The updated credit sections lay out familiar categories that allow each title’s creators to be properly credited for their work. Some of these can already be seen on the updated credits for Succession. Deadline says the sections will include Created By, Director(s), Writers, Producers, Developed By, and Based on Source Material where applicable. The rollout is expected to take up to two weeks to complete.

A screenshot taken of the Succession tv show credits on the Max streaming platform.
Some shows on Max, like Succession (pictured), have already had their credit sections updated to reflect the changes.Image: Deadline

A couple of days after issuing its apology in May, Warner Bros Discovery warned that fixing the credits across its platform “could take weeks,” because it needed time for the data to be transferred, checked, and finalized. “It is not as simple as pressing a button,” said one studio insider to Deadline. Warner Bros Discovery claims that a “technical oversight” during the transition from HBO Max to the new Max streaming platform was to blame for causing the issue.

Intentional or not, the timing of this situation has painted a sizable target on the studio. Various strikes and union activity from groups like the Writers Guild of America. Screen Actors Guild, and Directors Guild have taken place in recent weeks as professionals within the industry fight to ensure they’re fairly compensated, credited, and protected against being replaced with AI. Understandably, they didn’t appreciate the snub.

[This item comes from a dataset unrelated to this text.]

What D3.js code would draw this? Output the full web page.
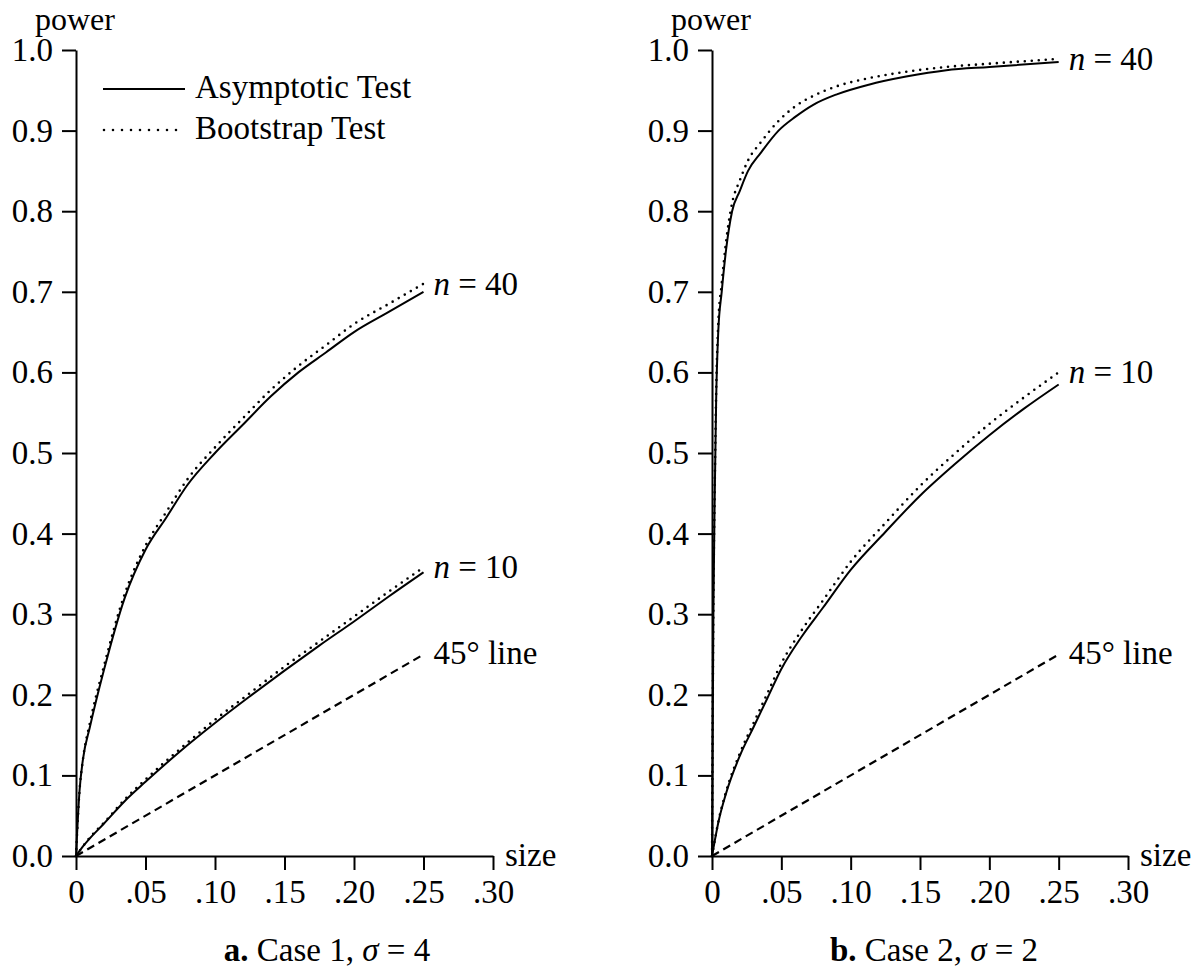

“Warner Bros. Discovery’s unilateral move, without notice or consultation, to collapse directors, writers, producers, and others into a generic category of ‘creators’ in their new Max rollout while we are in negotiations with them is a grave insult to our members and our union,” said DGA President Lesli Linka Glatter in response to the new Max credits. “This devaluation of the individual contributions of artists is a disturbing trend and the DGA will not stand for it.”

Disclosure: The Verge’s editorial staff is also unionized with the Writers Guild of America, East.